The best of the recipes I tested were a real pleasure. Simplest and most delicious was the frico caldo, a sort of giant potato-Montasio croquette cooked in a cast-iron pan, fluffy inside with a light, crisp crust and finished with an herb vinaigrette. The dough for the buckwheat blecs produced lovely noodles with earthy flavor and chew. The accompanying sauce of braised chicken and rosemary was so spare—only eight ingredients, including salt and pepper—that I worried it would taste bland, but it was an ideal match.

A bowl of Jota Triestina, a rustic pork and bean soup. Photo by William Hereford/courtesy of Frasca Food and Wine Inc.

Similarly easy was a soup of pork shoulder and white beans called Jota Triestina, elevated with zing from the aforementioned pickled turnips. And don’t skip the recipe for pasta with prosciutto chunks, cream, and poppy seeds, which is draped in thin slices of prosciutto; it’s a dazzler, with a rich, salty funk that goes well with a big, acidic, and blessedly unoaked bottle of Friulian producer Edi Keber’s Collio Bianco.
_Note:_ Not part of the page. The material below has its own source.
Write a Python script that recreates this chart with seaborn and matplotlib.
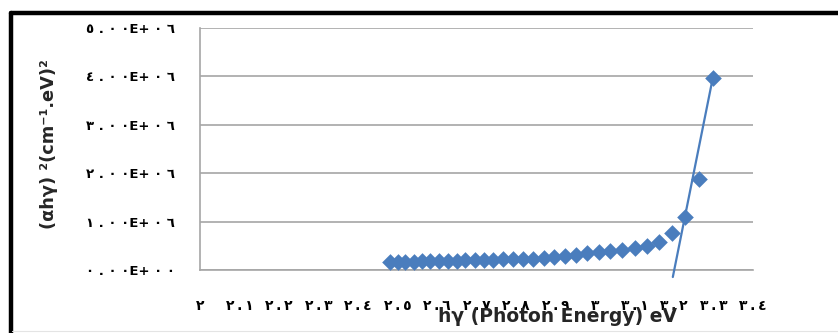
import matplotlib
matplotlib.use("Agg")
import matplotlib.pyplot as plt
from matplotlib.lines import Line2D
import seaborn as sns
import pandas as pd

# Photon energy (eV) and (alpha h nu)^2 values of the absorption edge
photon_energy = [2.480, 2.500, 2.520, 2.541, 2.562, 2.583, 2.605, 2.627,
                 2.650, 2.672, 2.696, 2.719, 2.743, 2.768, 2.793, 2.818,
                 2.844, 2.870, 2.897, 2.925, 2.952, 2.981, 3.010, 3.039,
                 3.069, 3.100, 3.131, 3.163, 3.196, 3.229, 3.263, 3.298]
alpha_hv_sq = [0.160e6, 0.165e6, 0.170e6, 0.175e6, 0.180e6, 0.185e6, 0.190e6, 0.190e6,
               0.195e6, 0.200e6, 0.205e6, 0.210e6, 0.215e6, 0.220e6, 0.225e6, 0.230e6,
               0.235e6, 0.245e6, 0.265e6, 0.290e6, 0.320e6, 0.345e6, 0.370e6, 0.395e6,
               0.420e6, 0.450e6, 0.500e6, 0.570e6, 0.760e6, 1.100e6, 1.870e6, 3.960e6]

# Linear extrapolation of the steep edge (band gap ~3.2 eV)
fit_energy = [3.197, 3.298]
fit_value = [-0.145e6, 3.96e6]

# Arabic-Indic tick labels (thin spaces around the decimal point on x)
x_ticks = [2.0, 2.1, 2.2, 2.3, 2.4, 2.5, 2.6, 2.7, 2.8, 2.9, 3.0, 3.1, 3.2, 3.3, 3.4]
x_tick_labels = ["٢", "٢\u2009.\u2009١", "٢\u2009.\u2009٢", "٢\u2009.\u2009٣",
                 "٢\u2009.\u2009٤", "٢\u2009.\u2009٥", "٢\u2009.\u2009٦", "٢\u2009.\u2009٧",
                 "٢\u2009.\u2009٨", "٢\u2009.\u2009٩", "٣", "٣\u2009.\u2009١",
                 "٣\u2009.\u2009٢", "٣\u2009.\u2009٣", "٣\u2009.\u2009٤"]
y_ticks = [0, 1e6, 2e6, 3e6, 4e6, 5e6]
y_tick_labels = ["٠ . ٠ ٠E+ ٠ ٠", "١ . ٠ ٠E+ ٠ ٦", "٢ . ٠ ٠E+ ٠ ٦",
                 "٣ . ٠ ٠E+ ٠ ٦", "٤ . ٠ ٠E+ ٠ ٦", "٥ . ٠ ٠E+ ٠ ٦"]

sns.set_style("white")
plt.rcParams["font.family"] = ["DejaVu Sans"]

W, H = 838, 333
fig = plt.figure(figsize=(W / 100, H / 100), dpi=100)
fig.patch.set_facecolor("white")
ax = fig.add_axes([200 / W, 1 - 270 / H, 553 / W, 242 / H])

blue = "#4a7dbd"
grid_gray = "#a6a6a6"

data = pd.DataFrame({"energy": photon_energy, "value": alpha_hv_sq})
fit = pd.DataFrame({"energy": fit_energy, "value": fit_value})

sns.scatterplot(data=data, x="energy", y="value", marker="D", s=72,
                color=blue, linewidth=0, ax=ax, zorder=3)
sns.lineplot(data=fit, x="energy", y="value", color=blue, linewidth=1.6,
             ax=ax, zorder=4, clip_on=False)

ax.set_xlim(2.0, 3.4)
ax.set_ylim(0, 5e6)
ax.set_xticks(x_ticks)
ax.set_xticklabels(x_tick_labels, fontweight="bold")
ax.set_yticks(y_ticks)
ax.set_yticklabels(y_tick_labels, fontweight="bold")
ax.set_xlabel("")
ax.set_ylabel("")

ax.yaxis.grid(True, color=grid_gray, linewidth=1.2)
ax.xaxis.grid(False)
ax.set_axisbelow(True)
for side in ("top", "right"):
    ax.spines[side].set_visible(False)
for side in ("left", "bottom"):
    ax.spines[side].set_color(grid_gray)
    ax.spines[side].set_linewidth(1.2)

ax.tick_params(axis="both", direction="out", length=5.8, width=1.2,
               color=grid_gray, labelcolor="black")
ax.tick_params(axis="y", pad=12, labelsize=9.5)
ax.tick_params(axis="x", pad=15, labelsize=10)

fig.text(558 / W, 1 - 322 / H, "hγ (Photon Energy) eV", ha="center",
         va="baseline", fontsize=13.5, fontweight="bold")
fig.text(49 / W, 1 - 144 / H, "(αhγ) ²(cm⁻¹.eV)²", ha="center", va="center",
         rotation=90, fontsize=12.8, fontweight="bold")

# Black frame around the chart
fig.add_artist(Line2D([10.5 / W, 1.0], [1 - 12.5 / H, 1 - 12.5 / H],
                      color="black", linewidth=3.2, transform=fig.transFigure))
fig.add_artist(Line2D([10.5 / W, 10.5 / W], [0.0, 1 - 12.5 / H],
                      color="black", linewidth=3.2, transform=fig.transFigure))
fig.add_artist(Line2D([12 / W, 1.0], [1 - 331 / H, 1 - 331 / H],
                      color="#e4e4e4", linewidth=0.8, transform=fig.transFigure))

fig.savefig("out.png", dpi=100)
Not every recipe made the tricky transition from restaurant execution to home kitchen reality. The batter of a polenta cake made with hazelnut meal, lemon peel, and rosemary struck me as too scant for the called-for pan and indeed produced a much thinner result than in the photo. I tried the cake again in a smaller, square pan: Bingo. A beef ragu made with three quarts of stock and one-and-a-half cups of red wine wouldn’t reduce to a syrupy state in two hours on low as indicated, and in any case, the dish called for two tablespoons of salt for six eaters—more salt than I need unless I have sweated on my Seven bike over half of the Julian Alps. Friuli is one of those books that an experienced home cook will read with his or her note-to-self editing function turned on.

Those were bumps on the journey, though, rather than wipeouts, in a book that widens horizons. I will happily continue to cook from Friuli, rather than shelve it in the Admired and Unused section. Then, once the plague is suppressed, I will book a flight to the source of all this inspiration. Friuli Food and Wine does what the best of such cookbooks do: It revives your travel bug even as you get out your pots and pans.